Holley Gerth asks this question, “What’s your story with trying to be perfect? How is God setting you free?”
Because I suffer with chronic pain, I am often trying to make up for things I have missed by trying to be perfect. Guess what? The only one that is perfect is Jesus Christ. So all the striving for perfectionism is futile. We need to just make progress.
Is there a difference between being perfect and being meticulous? How about the label of being Type A? Do you have fears that you will make a mistake? What about disappointing others? Oh beloved, the fear of failure ruled my life for so many years. I lost my job in the 1980’s due to migraine headaches. I couldn’t work but could not convince social security that I was too sick to work. I felt like I was a burden and I felt like a failure as a mom, wife, and employee. But God was not done with me. He allowed me to return to school and get my degree as a registered nurse.
In school and as a nurse, I continued to strive for perfection. But one day I realized that God has given me my success in my career, he gave me my job as a nurse.

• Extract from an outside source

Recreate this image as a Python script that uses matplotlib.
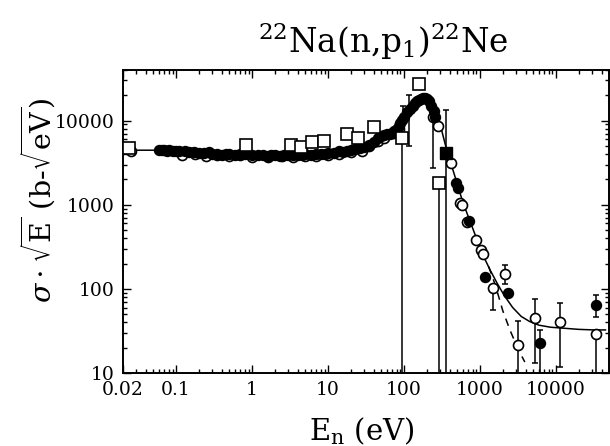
import matplotlib
matplotlib.use("Agg")
import matplotlib.pyplot as plt
from matplotlib.ticker import FixedLocator, FixedFormatter, LogLocator, NullFormatter

# --- tipografia tipo articulo ---
plt.rcParams.update({
    "font.family": "serif",
    "font.serif": ["DejaVu Serif"],
    "mathtext.fontset": "dejavuserif",
    "font.size": 12,
})

# --- datos: E (eV), sigma*sqrt(E) (b-sqrt(eV)) ---
# circulos llenos
full_E = [0.06, 0.065, 0.07, 0.075, 0.08, 0.09, 0.1, 0.11, 0.13, 0.15, 0.17, 0.2,
          0.23, 0.27, 0.3, 0.35, 0.4, 0.45, 0.5, 0.6, 0.7, 0.8, 1.0, 1.2, 1.4, 1.6,
          1.8, 2.0, 2.3, 2.6, 3.0, 3.5, 4, 4.5, 5, 6, 7, 8, 9, 10, 12, 14, 16, 18,
          20, 23, 26, 30, 35, 40, 45, 50, 55, 60, 65, 70, 75, 80, 85, 90, 95, 100,
          110, 120, 130, 140, 150, 160, 170, 180, 190, 200, 215, 230, 245, 260,
          490, 521, 726, 1178, 2360, 6200, 33700]
full_V = [4500, 4450, 4500, 4400, 4450, 4350, 4400, 4300, 4350, 4200, 4250, 4150,
          4100, 4200, 4000, 4050, 3950, 4050, 4000, 3900, 4000, 4050, 3950, 3850, 3900, 3800,
          3900, 3850, 3800, 3900, 3850, 3900, 3950, 3850, 4000, 3950, 4050, 4000, 4050, 4100, 4150, 4300, 4250, 4400,
          4500, 4600, 4700, 4900, 5200, 5600, 6300, 6600, 6700, 6900, 7000, 7200, 7500, 8000, 8600, 9300, 10200, 11000,
          12500, 13800, 15000, 16200, 17000, 17800, 18300, 18600, 18500, 18200, 17000, 15000, 13000, 11000,
          1800, 1570, 635, 138, 89, 23, 64]

# circulos abiertos
open_E = [0.0253, 0.12, 0.18, 0.25, 0.35, 0.5, 0.7, 1.0, 1.6, 2.5, 3.5, 5, 7, 10,
          14, 20, 28, 35, 45, 55, 73, 85, 240, 285, 422, 553, 588, 684, 897, 1043,
          1110, 1500, 2150, 3190, 5330, 11350, 33700]
open_V = [4400, 3950, 4050, 3800, 3850, 3750, 3900, 3700, 3650, 3750, 3700, 3800, 3750, 3900,
          4000, 4200, 4400, 5000, 5800, 6200, 7200, 8000, 11000, 8700, 3100, 1040, 985, 617, 378, 288,
          258, 102, 149, 21.5, 45, 40, 29]

# cuadrados abiertos
sq_E = [0.0243, 0.83, 3.25, 4.4, 6.1, 8.8, 17.6, 25, 40, 93, 160, 293]
sq_V = [4700, 5070, 5070, 4800, 5500, 5800, 7000, 6300, 8300, 6300, 27500, 1800]

# cuadrado lleno
fsq_E = [362]
fsq_V = [4080]

# barras de error: centro, limite inferior, limite superior
eb_E = [96, 118, 240, 93, 293, 362, 1500, 2150, 3190, 5330, 6200, 11350, 33700, 33700]
eb_V = [9250, 10500, 11000, 6300, 1800, 4080, 102, 149, 21.5, 45, 23, 40, 29, 64]
eb_lo = [5500, 5000, 2700, 1, 1, 1, 56, 115, 1, 13, 1, 11.8, 1, 46]
eb_hi = [15000, 19900, 13200, 6300, 1800, 13200, 102, 190, 42, 75, 32, 68, 29, 84]

# curva de ajuste (continua) y variante (discontinua)
fit_E = [0.02, 0.06, 0.1, 0.3, 1, 3, 6, 10, 20, 30, 45, 60, 80, 100, 130, 160, 190,
         220, 260, 300, 350, 420, 500, 600, 750, 900, 1100, 1370, 1700, 2100, 2700,
         3500, 4500, 6000, 8500, 13000, 20000, 32000, 45000]
fit_V = [4450, 4450, 4350, 4150, 3950, 3900, 4000, 4150, 4500, 5100, 6200, 7000, 8300,
         10500, 14500, 17800, 18800, 17500, 13500, 9000, 5200, 3000, 1800, 1050, 620, 400,
         250, 166, 115, 83, 60, 47, 41, 37, 35, 34, 33, 32.5, 32.5]
dash_E = [1300, 1600, 2000, 2500, 3200, 3900]
dash_V = [185, 110, 55, 32, 19, 13.5]

x_ticks = [0.02, 0.1, 1, 10, 100, 1000, 10000]
x_labels = ["0.02", "0.1", "1", "10", "100", "1000", "10000"]
y_ticks = [10, 100, 1000, 10000]
y_labels = ["10", "100", "1000", "10000"]

fig = plt.figure(figsize=(6.10, 4.46), dpi=100, facecolor="white")
ax = fig.add_axes([0.2016, 0.1637, 0.7967, 0.6794])

# barras de error
yerr = [[v - lo for v, lo in zip(eb_V, eb_lo)], [hi - v for v, hi in zip(eb_V, eb_hi)]]
ax.errorbar(eb_E, eb_V, yerr=yerr, fmt="none", ecolor="black", elinewidth=1.1,
            capsize=2.2, capthick=1.1, zorder=2)

# curvas
ax.plot(fit_E, fit_V, color="black", lw=1.1, zorder=2)
ax.plot(dash_E, dash_V, color="black", lw=1.1, dashes=(5, 4), zorder=2)

# puntos
ax.plot(open_E, open_V, "o", ms=7.2, mfc="white", mec="black", mew=1.2, zorder=3)
ax.plot(full_E, full_V, "o", ms=7.2, mfc="black", mec="black", mew=1.0, zorder=4)
ax.plot(sq_E, sq_V, "s", ms=8.0, mfc="white", mec="black", mew=1.2, zorder=5)
ax.plot(fsq_E, fsq_V, "s", ms=8.0, mfc="black", mec="black", mew=1.0, zorder=5)

ax.set_xscale("log")
ax.set_yscale("log")
ax.set_xlim(0.02, 5e4)
ax.set_ylim(10, 4e4)

ax.xaxis.set_major_locator(FixedLocator(x_ticks))
ax.xaxis.set_major_formatter(FixedFormatter(x_labels))
ax.yaxis.set_major_locator(FixedLocator(y_ticks))
ax.yaxis.set_major_formatter(FixedFormatter(y_labels))
ax.xaxis.set_minor_locator(LogLocator(base=10, subs=range(2, 10), numticks=20))
ax.yaxis.set_minor_locator(LogLocator(base=10, subs=range(2, 10), numticks=20))
ax.xaxis.set_minor_formatter(NullFormatter())
ax.yaxis.set_minor_formatter(NullFormatter())

ax.tick_params(which="both", direction="in", top=True, right=True, width=1.0)
ax.tick_params(which="major", length=6, labelsize=13.5, pad=6)
ax.tick_params(which="minor", length=3)
for s in ax.spines.values():
    s.set_linewidth(1.4)

fig.text(383 / 610, 1 - 53 / 446, r"$^{22}$Na(n,p$_1$)$^{22}$Ne", fontsize=23.5,
         ha="center", va="baseline")
fig.text(362 / 610, 1 - 440 / 446, r"E$_\mathrm{n}$ (eV)", fontsize=21,
         ha="center", va="baseline")
fig.text(38 / 610, 1 - 200 / 446, r"$\sigma\cdot\sqrt{\mathrm{E}}$ (b-$\sqrt{\mathrm{eV}}$)",
         fontsize=20.5, rotation=90, ha="center", va="center")

plt.savefig("out.png", dpi=100, facecolor=fig.get_facecolor())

Once I realized that I just need to put one foot in front of the other and be who God has asked me to be, I am free from trying to be perfect.
Join me today and be free of perfectionism. God loves you. End of Story.
Father God, there is nothing in your word that says I must be perfect, yet Satan would have me believe I am not good enough or I have to perfect for you to love me. I recognize these attitudes as lies. Jesus died on the cross for my sins and He was the only perfect person who knew no sin. Let me be satisfied with who you created me to be. Let me celebrate in your love, and run free from perfectionism. Perfectionism is a sin just as trying to be something I am not. Let me be who you want me to be, your loving daughter.